Hosted by Family Tradition co-curator Michael McCall, the program will include audiovisuals from the Museum’s Frist Library and Archive and from the Williams family.
Audrey Williams’ daughter from an earlier marriage, Lycrecia was two years old when her mother began dating Hank Williams in the summer of 1943. After Audrey and Hank married in December of 1944, Hank helped to raise Lycrecia and considered her his own daughter. Hank Williams Jr., born Randall Hank Williams in 1949, was only three years old when his father died and has few memories of their time together; Lycrecia, on the other hand, has many vivid memories of her life with the country legend.
“Of the two of us, I always considered myself to be the luckiest one because I got to do things with Daddy,” Lycrecia recently told The New York Times. “Daddy was a fun person. He would take me bowling a lot. He would go horseback riding and fishing with me.”
Lycrecia traveled with her mother and stepfather as Hank’s career took off. She moved with them from Montgomery, Alabama, to Shreveport, Louisiana, in 1948 when Hank became a cast member of the Louisiana Hayride on radio station KWKH. In 1949, a month after Hank Jr.’s birth, Lycrecia joined her growing family as they moved to Nashville and Hank became an integral member of the Grand Ole Opry.
During the 60-minute program, Lycrecia will present an insider’s view of life in the Williams home, sharing recollections of watching Hank write songs, of his generosity with his children, of his love of home and family, of his struggles with alcohol and being on the road, and of his turbulent but often loving relationship with Audrey. She will also address how her family endured after Hank’s death and the work her mother did to keep his memory and music alive. “I know Mother often blamed herself for Daddy’s troubles, which is what the spouses of alcoholics often do,” she said. “After his death, Mother devoted herself to his career. That’s how she mourned him.”

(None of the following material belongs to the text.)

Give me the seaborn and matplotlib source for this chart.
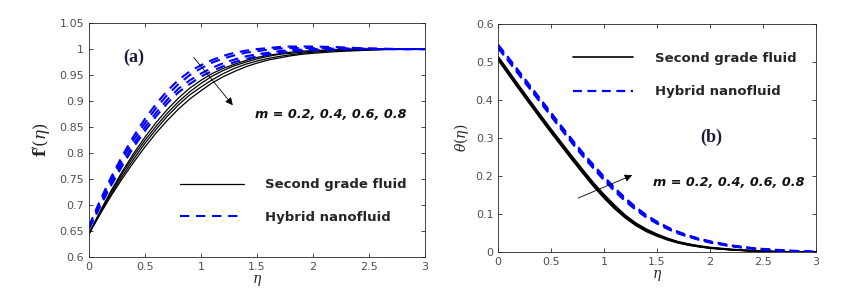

Lycrecia also will recall watching her brother grow into an entertainer who emerged from his father’s shadow to become a leading superstar of his generation, and she’ll discuss the problems he overcame along the way.
Lycrecia’s family memoir, Still in Love with You: The Story of Hank & Audrey Williams, was published in 1988 and recently re-released in a 20th anniversary edition. Co-written with Dale Vinicur, the book found Lycrecia and other friends and family members offering a fleshed-out, complex depiction of Hank Williams and his first wife.
These programs are made possible, in part, by grants from the Metropolitan Nashville Arts Commission and by an agreement between the Tennessee Arts Commission and the National Endowment for the Arts.
With the purchase of a Museum membership ($25/adults and $10/youth), visitors can attend most public programs free of charge for one year, including all programming related to Family Tradition. Museum memberships also include one year of unlimited admission to the Museum, discounts in the Museum Store, SoBro Grill® and Hatch Show Print, and more.
Additional promotional support is being provided by the Museum’s official Family Tradition media partners: Great American Country Television Network, Cumulus Broadcasting and The Tennessean.
Accredited by the American Association of Museums, the Country Music Hall of Fame® and Museum is operated by the Country Music Foundation, a not-for-profit 501(c)(3) educational organization chartered by the state of Tennessee in 1964. The Museum’s mission is the preservation of the history of country and related vernacular music rooted in southern culture. With the same educational mission, the Foundation also operates CMF Records, the Museum’s Frist Library and Archive, CMF Press, Historic RCA Studio B, and Hatch Show Print.